What is the takeaway from this sequence of events? Our Constitution defined a structured balance between the legislature, the judiciary and the executive. In working out this separation of powers, the assumption was that each of the three wings would effectively perform their respective roles. But our Constitution makers could never have foreseen what happened in Uttarakhand. The antics of our legislators, driven by their political masters, literally invited unprecedented judicial intervention. The judiciary, faced with a legislative crisis that refused to resolve itself, converted, in my humble opinion, that intervention to overreach. Article 212 of the Constitution explicitly rules out the jurisdiction of any court on how legislatures conduct their business. In effect, this means that the decision of the Speaker in the House in accordance with the powers conferred on him/her is explicitly beyond the jurisdiction of courts. But in this case the courts did sit in judgment over the Speaker’s actions taken under his legitimate powers within the House.

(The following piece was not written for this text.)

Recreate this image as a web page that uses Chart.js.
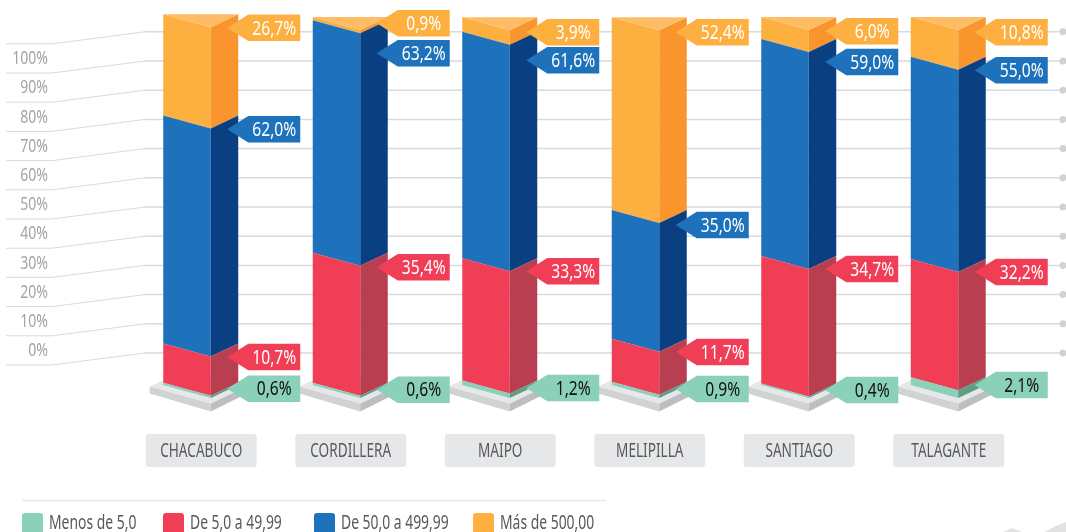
<!DOCTYPE html>
<html>
<head>
<meta charset="utf-8">
<script src="https://cdn.jsdelivr.net/npm/chart.js@4"></script>
<style>
html, body { margin: 0; padding: 0; background: #fff; overflow: hidden; }
#wrap { position: relative; width: 1066px; height: 532px; }
</style>
</head>
<body>
<div id="wrap"><canvas id="comunaschart" width="1066" height="532"></canvas></div>
<script>
const categories = ['CHACABUCO', 'CORDILLERA', 'MAIPO', 'MELIPILLA', 'SANTIAGO', 'TALAGANTE'];
const seriesNames = ['Menos de 5,0', 'De 5,0 a 49,99', 'De 50,0 a 499,99', 'Más de 500,00'];
const menos5 = [0.6, 0.6, 1.2, 0.9, 0.4, 2.1];
const de5 = [10.7, 35.4, 33.3, 11.7, 34.7, 32.2];
const de50 = [62.0, 63.2, 61.6, 35.0, 59.0, 55.0];
const mas500 = [26.7, 0.9, 3.9, 52.4, 6.0, 10.8];
const axisTicks = [0, 10, 20, 30, 40, 50, 60, 70, 80, 90, 100, 110];

// front, side, text
const colors = [
    ['#8bd0b8', '#5d9e85', '#111111'],
    ['#f13e57', '#b83e50', '#ffffff'],
    ['#1d72bb', '#0a4082', '#ffffff'],
    ['#fdb040', '#f9952c', '#ffffff']
];
const capColor = '#fdbc65';

// vertical shift of each callout from the top corner of its segment (one row per column, bottom segment first)
const calloutShift = [
    [-7, 0.5, 0.7, -2.5],
    [-6, 1.5, 20, -6.6],
    [-5.6, 0, 15.6, 2],
    [-5.7, 0.4, 2, 2],
    [-6.5, 0, 10, 1.4],
    [-5.3, 0, 0.6, 2.4]
];
// the first column sticks out a little above the others
const capRaise = [3, 0, 0, 0, 0, 0];

const SKEW = 13, FRONT = 47.5, SIDE = 27.5;

function poly(ctx, pts, fill) {
    ctx.fillStyle = fill;
    ctx.beginPath();
    pts.forEach(function (p, i) { i ? ctx.lineTo(p[0], p[1]) : ctx.moveTo(p[0], p[1]); });
    ctx.closePath();
    ctx.fill();
}

// no condensed font installed, so squeeze Noto Sans sideways
function narrowText(ctx, text, x, y, size, color, align, squeeze) {
    ctx.save();
    ctx.translate(x, y);
    ctx.scale(squeeze, 1);
    ctx.font = size + 'px "Noto Sans"';
    ctx.fillStyle = color;
    ctx.textAlign = align;
    ctx.textBaseline = 'middle';
    ctx.fillText(text, 0, 0);
    ctx.restore();
}

// lines and tick labels of the back wall, on their own scale
const wallPlugin = {
    id: 'wall',
    beforeDatasetsDraw: function (chart) {
        const ctx = chart.ctx, wall = chart.scales.wall;
        ctx.save();
        axisTicks.forEach(function (t) {
            const y = wall.getPixelForValue(t);
            ctx.strokeStyle = '#d9dadb';
            ctx.lineWidth = 1;
            ctx.beginPath();
            ctx.moveTo(6, y + 12);
            ctx.lineTo(52, y + 12);
            ctx.lineTo(145, y);
            ctx.stroke();
            ctx.lineWidth = 1.5;
            ctx.beginPath();
            ctx.moveTo(145, y);
            ctx.lineTo(1063, y);
            ctx.stroke();
            ctx.fillStyle = '#d1d2d4';
            ctx.beginPath();
            ctx.arc(1063, y, 3.5, 0, Math.PI * 2);
            ctx.fill();
            if (t <= 100) narrowText(ctx, t + '%', 48, y - 2, 18, '#a3a4a6', 'right', 0.78);
        });
        // plinth under each column
        chart.getDatasetMeta(0).data.forEach(function (bar) {
            const cx = bar.x + 10, top = bar.base + 1.5;
            poly(ctx, [[cx - 61, top], [cx, top + 17], [cx + 36, top], [cx - 25, top - 17]], '#e6e7e8');
            poly(ctx, [[cx - 61, top], [cx, top + 17], [cx, top + 25], [cx - 61, top + 7]], '#d1d2d4');
            poly(ctx, [[cx, top + 17], [cx + 36, top], [cx + 36, top + 7], [cx, top + 25]], '#bcbec0');
        });
        ctx.restore();
    }
};

// the columns are drawn as three faces from the bar elements
const columnPlugin = {
    id: 'column',
    beforeDatasetDraw: function (chart, args) {
        const ctx = chart.ctx, idx = args.index;
        const isTop = idx === chart.data.datasets.length - 1;
        args.meta.data.forEach(function (bar, i) {
            const x0 = bar.x - bar.width / 2, x1 = x0 + FRONT, x2 = x1 + SIDE;
            const t = isTop ? bar.y - capRaise[i] : bar.y, b = bar.base;
            poly(ctx, [[x0, t], [x1, t + SKEW], [x1, b + SKEW], [x0, b]], colors[idx][0]);
            poly(ctx, [[x1, t + SKEW], [x2, t], [x2, b], [x1, b + SKEW]], colors[idx][1]);
            if (isTop) {
                poly(ctx, [[x0, t], [x2, t], [x1, t + SKEW]], capColor);
            }
        });
        return false;
    }
};

const overlayPlugin = {
    id: 'overlay',
    afterDatasetsDraw: function (chart) {
        const ctx = chart.ctx;
        ctx.save();
        chart.data.datasets.forEach(function (ds, idx) {
            chart.getDatasetMeta(idx).data.forEach(function (bar, i) {
                const x0 = bar.x - bar.width / 2;
                const cy = bar.y + SKEW + calloutShift[i][idx];
                const tip = x0 + 64, sh = x0 + 85, end = x0 + 137;
                poly(ctx, [[tip, cy], [sh, cy - 13.25], [end, cy - 13.25], [end, cy + 13.25], [sh, cy + 13.25]], colors[idx][0]);
                narrowText(ctx, ds.data[i].toFixed(1).replace('.', ',') + '%', x0 + 111, cy + 1, 20, colors[idx][2], 'center', 0.78);
            });
        });
        // category plates
        chart.getDatasetMeta(0).data.forEach(function (bar, i) {
            ctx.fillStyle = '#e6e7e8';
            ctx.beginPath();
            ctx.roundRect(bar.x - 55, 434, 111, 33, 3);
            ctx.fill();
            narrowText(ctx, categories[i], bar.x + 0.5, 451, 20, '#58595b', 'center', 0.68);
        });
        // legend
        ctx.strokeStyle = '#e6e7e8';
        ctx.lineWidth = 1.5;
        ctx.beginPath();
        ctx.moveTo(22, 500.5);
        ctx.lineTo(606, 500.5);
        ctx.stroke();
        const legendX = [22, 163, 314, 473];
        seriesNames.forEach(function (name, i) {
            ctx.fillStyle = colors[i][0];
            ctx.beginPath();
            ctx.roundRect(legendX[i], 513, 21, 24, 3);
            ctx.fill();
            narrowText(ctx, name, legendX[i] + 27, 523, 20, '#58595b', 'left', 0.695);
        });
        // smudge in the corner
        poly(ctx, [[1003, 532], [1012, 528], [1022, 532]], '#e2e2e2');
        poly(ctx, [[1044, 532], [1056, 526], [1066, 522], [1066, 532]], '#e2e2e2');
        ctx.restore();
    }
};

const datasets = [menos5, de5, de50, mas500].map(function (vals, i) {
    return {
        label: seriesNames[i],
        data: vals,
        backgroundColor: colors[i][0],
        barThickness: FRONT + SIDE,
        stack: 'comuna'
    };
});

new Chart(document.getElementById('comunaschart').getContext('2d'), {
    type: 'bar',
    data: { labels: categories, datasets: datasets },
    plugins: [wallPlugin, columnPlugin, overlayPlugin],
    options: {
        responsive: false,
        animation: false,
        layout: { padding: { left: 126, right: 43, top: 17.3, bottom: 147 } },
        plugins: { legend: { display: false }, title: { display: false }, tooltip: { enabled: false } },
        scales: {
            x: { display: false, stacked: true },
            y: { display: false, stacked: true, min: 0, max: 100 },
            // back wall: 0% at 353, 100% at 61
            wall: { display: false, position: 'left', min: -10.96, max: 114.97 }
        }
    }
});
</script>
</body>
</html>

I believe other options were there. If the court wanted to ensure fair voting in the House, it could ask for the entire proceedings to be video-recorded or telecast live. But to instruct the Speaker to vacate his chair for the secretary who reports to him is clearly unprecedented, and I am afraid about what this portends for the future. The SC would rightly never cede to any legislative authority its judicial powers as stated in the Constitution. Would it allow the court to be presided over by an MP or a bureaucrat, and then allow the judgment to be sent in a sealed envelope to Parliament to be opened? With great respect, how then could it expect the legislature to devalue its presiding officer and allow a bureaucrat to conduct the proceedings of the House?

In the heat and dust of rivalry, political parties forget that what they do in response to the imperatives of the immediate becomes a precedent written in stone for the future. Mr Singh had his 24 hours of fame. My worry is that those 24 hours may continue to cast a dark shadow over the relations between the legislature and the judiciary for years to come.